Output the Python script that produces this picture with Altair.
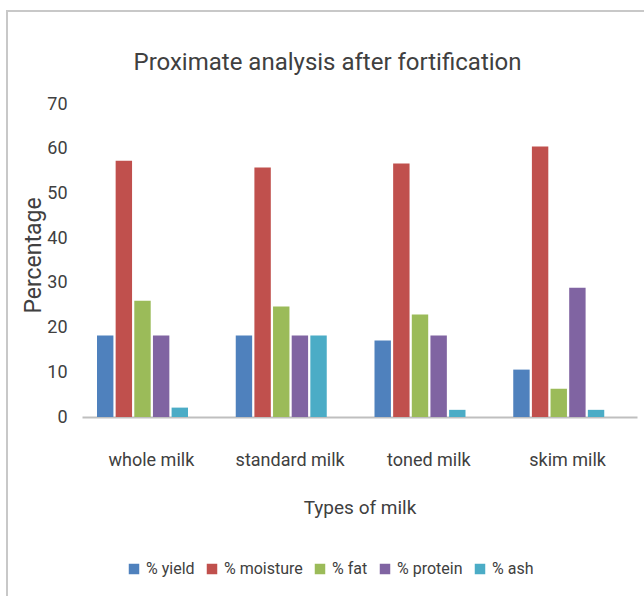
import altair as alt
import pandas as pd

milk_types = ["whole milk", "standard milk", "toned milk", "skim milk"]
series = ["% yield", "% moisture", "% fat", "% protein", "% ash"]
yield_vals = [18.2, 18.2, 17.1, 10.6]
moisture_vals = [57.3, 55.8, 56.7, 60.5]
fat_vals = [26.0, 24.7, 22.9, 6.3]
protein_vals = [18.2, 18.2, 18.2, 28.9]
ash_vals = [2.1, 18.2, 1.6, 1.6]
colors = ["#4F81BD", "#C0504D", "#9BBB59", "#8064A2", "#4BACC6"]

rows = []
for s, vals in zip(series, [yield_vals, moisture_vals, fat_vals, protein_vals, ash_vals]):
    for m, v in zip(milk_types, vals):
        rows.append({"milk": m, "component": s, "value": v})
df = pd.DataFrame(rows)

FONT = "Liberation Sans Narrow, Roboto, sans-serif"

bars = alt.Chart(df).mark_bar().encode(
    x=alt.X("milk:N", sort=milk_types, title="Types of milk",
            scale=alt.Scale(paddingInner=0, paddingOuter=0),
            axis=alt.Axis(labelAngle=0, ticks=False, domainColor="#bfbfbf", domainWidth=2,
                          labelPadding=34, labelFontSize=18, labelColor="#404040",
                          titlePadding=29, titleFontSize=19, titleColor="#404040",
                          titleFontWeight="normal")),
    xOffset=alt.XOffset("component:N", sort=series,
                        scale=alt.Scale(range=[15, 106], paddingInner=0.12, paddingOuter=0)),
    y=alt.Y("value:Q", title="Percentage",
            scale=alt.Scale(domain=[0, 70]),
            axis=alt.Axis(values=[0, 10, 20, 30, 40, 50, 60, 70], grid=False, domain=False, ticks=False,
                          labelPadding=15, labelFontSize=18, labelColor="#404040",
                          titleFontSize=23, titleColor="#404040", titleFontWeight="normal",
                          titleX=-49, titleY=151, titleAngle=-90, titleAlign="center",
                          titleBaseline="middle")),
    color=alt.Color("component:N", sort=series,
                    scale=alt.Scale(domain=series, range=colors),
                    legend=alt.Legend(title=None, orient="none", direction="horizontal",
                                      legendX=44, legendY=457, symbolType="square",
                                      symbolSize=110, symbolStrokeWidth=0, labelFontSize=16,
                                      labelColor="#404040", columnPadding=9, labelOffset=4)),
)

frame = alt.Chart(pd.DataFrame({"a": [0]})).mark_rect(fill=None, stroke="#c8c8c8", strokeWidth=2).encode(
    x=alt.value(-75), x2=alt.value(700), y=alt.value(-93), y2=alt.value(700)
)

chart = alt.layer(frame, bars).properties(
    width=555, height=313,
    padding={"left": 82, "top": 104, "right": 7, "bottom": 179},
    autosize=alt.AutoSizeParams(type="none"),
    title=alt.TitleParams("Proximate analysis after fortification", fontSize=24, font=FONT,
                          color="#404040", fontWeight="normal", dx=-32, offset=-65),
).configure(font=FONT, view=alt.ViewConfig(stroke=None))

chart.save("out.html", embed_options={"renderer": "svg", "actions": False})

**SET PROBLEM**
Set down all the data again exactly as above, pictures excluded.

**RESPONSE**
Output the Python script that produces this picture with Altair.
import altair as alt
import pandas as pd

milk_types = ["whole milk", "standard milk", "toned milk", "skim milk"]
series = ["% yield", "% moisture", "% fat", "% protein", "% ash"]
yield_vals = [18.2, 18.2, 17.1, 10.6]
moisture_vals = [57.3, 55.8, 56.7, 60.5]
fat_vals = [26.0, 24.7, 22.9, 6.3]
protein_vals = [18.2, 18.2, 18.2, 28.9]
ash_vals = [2.1, 18.2, 1.6, 1.6]
colors = ["#4F81BD", "#C0504D", "#9BBB59", "#8064A2", "#4BACC6"]

rows = []
for s, vals in zip(series, [yield_vals, moisture_vals, fat_vals, protein_vals, ash_vals]):
    for m, v in zip(milk_types, vals):
        rows.append({"milk": m, "component": s, "value": v})
df = pd.DataFrame(rows)

FONT = "Liberation Sans Narrow, Roboto, sans-serif"

bars = alt.Chart(df).mark_bar().encode(
    x=alt.X("milk:N", sort=milk_types, title="Types of milk",
            scale=alt.Scale(paddingInner=0, paddingOuter=0),
            axis=alt.Axis(labelAngle=0, ticks=False, domainColor="#bfbfbf", domainWidth=2,
                          labelPadding=34, labelFontSize=18, labelColor="#404040",
                          titlePadding=29, titleFontSize=19, titleColor="#404040",
                          titleFontWeight="normal")),
    xOffset=alt.XOffset("component:N", sort=series,
                        scale=alt.Scale(range=[15, 106], paddingInner=0.12, paddingOuter=0)),
    y=alt.Y("value:Q", title="Percentage",
            scale=alt.Scale(domain=[0, 70]),
            axis=alt.Axis(values=[0, 10, 20, 30, 40, 50, 60, 70], grid=False, domain=False, ticks=False,
                          labelPadding=15, labelFontSize=18, labelColor="#404040",
                          titleFontSize=23, titleColor="#404040", titleFontWeight="normal",
                          titleX=-49, titleY=151, titleAngle=-90, titleAlign="center",
                          titleBaseline="middle")),
    color=alt.Color("component:N", sort=series,
                    scale=alt.Scale(domain=series, range=colors),
                    legend=alt.Legend(title=None, orient="none", direction="horizontal",
                                      legendX=44, legendY=457, symbolType="square",
                                      symbolSize=110, symbolStrokeWidth=0, labelFontSize=16,
                                      labelColor="#404040", columnPadding=9, labelOffset=4)),
)

frame = alt.Chart(pd.DataFrame({"a": [0]})).mark_rect(fill=None, stroke="#c8c8c8", strokeWidth=2).encode(
    x=alt.value(-75), x2=alt.value(700), y=alt.value(-93), y2=alt.value(700)
)

chart = alt.layer(frame, bars).properties(
    width=555, height=313,
    padding={"left": 82, "top": 104, "right": 7, "bottom": 179},
    autosize=alt.AutoSizeParams(type="none"),
    title=alt.TitleParams("Proximate analysis after fortification", fontSize=24, font=FONT,
                          color="#404040", fontWeight="normal", dx=-32, offset=-65),
).configure(font=FONT, view=alt.ViewConfig(stroke=None))

chart.save("out.html", embed_options={"renderer": "svg", "actions": False})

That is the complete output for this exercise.